Bryant started slow, missing shots and looking out of sync. But as he began to find a rhythm, an on-the-fly decision was made during the game's first half: Whenever Bryant was in the game, ESPN2 would feature a small graphic at the bottom of the screen tracking his point total. 

That ended up being a prescient idea, as Bryant's scoring continued to climb. He hit 40, then 50. Then — defying all expectation — 60. 

The night took on a magical feel, and the TV pros in the trucks were reduced to fans along with everyone else. More and more, cries of exaltation after each make and ironic groans after each questionable shot from Bryant interrupted the still-constant stream of jargon and directions. 

"The thing is, the game itself in the standings means nothing," Feibischoff said. "Is there a possible Kobe overload, that I'm just throwing so much stuff at you that you might start throwing stuff back at me? That's my job — that this feels right, and I'm not jamming things in just to jam them in." 

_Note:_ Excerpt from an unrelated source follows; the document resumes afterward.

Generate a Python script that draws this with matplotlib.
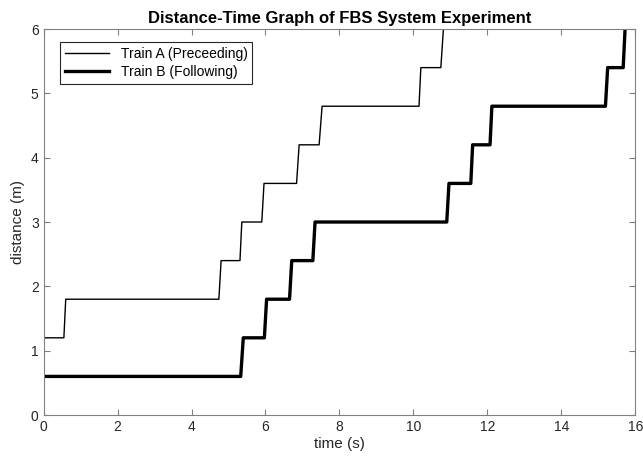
import matplotlib
matplotlib.use('Agg')
import matplotlib.pyplot as plt

# step data (time in s, distance in m)
time_a = [0, 0.55, 0.60, 4.74, 4.80, 5.31, 5.36, 5.90, 5.96, 6.84, 6.91,
          7.45, 7.53, 10.15, 10.20, 10.74, 10.81, 11.5]
dist_a = [1.2, 1.2, 1.8, 1.8, 2.4, 2.4, 3.0, 3.0, 3.6, 3.6, 4.2,
          4.2, 4.8, 4.8, 5.4, 5.4, 6.0, 6.0]

time_b = [0, 5.33, 5.40, 5.97, 6.03, 6.65, 6.71, 7.28, 7.34, 10.90, 10.96,
          11.55, 11.60, 12.07, 12.12, 15.19, 15.25, 15.67, 15.72]
dist_b = [0.6, 0.6, 1.2, 1.2, 1.8, 1.8, 2.4, 2.4, 3.0, 3.0, 3.6,
          3.6, 4.2, 4.2, 4.8, 4.8, 5.4, 5.4, 6.0]

plt.rcParams['font.family'] = ['Liberation Sans', 'DejaVu Sans']
plt.rcParams['axes.linewidth'] = 0.8
plt.rcParams['axes.edgecolor'] = '#808080'

fig = plt.figure(figsize=(6.43, 4.65), dpi=100)
ax = fig.add_axes([0.0677, 0.1075, 0.9205, 0.8301])

ax.plot(time_a, dist_a, color='black', lw=1.0, label='Train A (Preceeding)')
ax.plot(time_b, dist_b, color='black', lw=2.4, label='Train B (Following)')

ax.set_xlim(0, 16)
ax.set_ylim(0, 6)
ax.set_xticks(range(0, 17, 2))
ax.set_yticks(range(0, 7))
ax.tick_params(direction='in', top=True, right=True, labelsize=10,
               color='#808080', labelcolor='#262626', length=4, width=0.8)

ax.set_xlabel('time (s)', fontsize=11, color='#262626', labelpad=2)
ax.set_ylabel('distance (m)', fontsize=11, color='#262626', labelpad=4)
ax.set_title('Distance-Time Graph of FBS System Experiment',
             fontsize=12, fontweight='bold', pad=4)

leg = ax.legend(loc='upper left', fontsize=10, fancybox=False,
                edgecolor='#262626', framealpha=1, borderpad=0.35,
                labelspacing=0.3, handlelength=3.2, borderaxespad=0,
                bbox_to_anchor=(0.028, 0.967))
leg.get_frame().set_linewidth(0.8)

fig.savefig('out.png', dpi=100)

But this was Kobe's evening, and it would've been hard to have too much Kobe. After the game ended, Bryant walked to center court and gave an emotional speech to the sold-out crowd while teammates from the past and present watched. The ESPN2 crew in the truck stuck with all postgame sendoff before calling it a night. 

The following day, Gross, the senior vice president for production and remote events, was ecstatic. He'd watched the game from his home near ESPN's Bristol, Connecticut, headquarters, part of an extended team that also provided feedback and ideas throughout the broadcast. 

Bryant, of course, had more than done his part with those 60 points and 50 field goal attempts. But Gross felt the biggest win by his team on Wednesday night had been letting Bryant's brilliance and the night's organic magic shine through naturally. 

"The crew was smart about rolling in retrospectives and that sort of thing, but documenting the event live was the ultimate goal and I'd say we were successful," Gross said. "We didn't get overly fancy." 

Gross, Feibischoff, Dennis, Tirico and the rest of the crew don't get much time to celebrate, though. Now that Bryant has ridden off into the sunset, the NBA Playoffs start Saturday.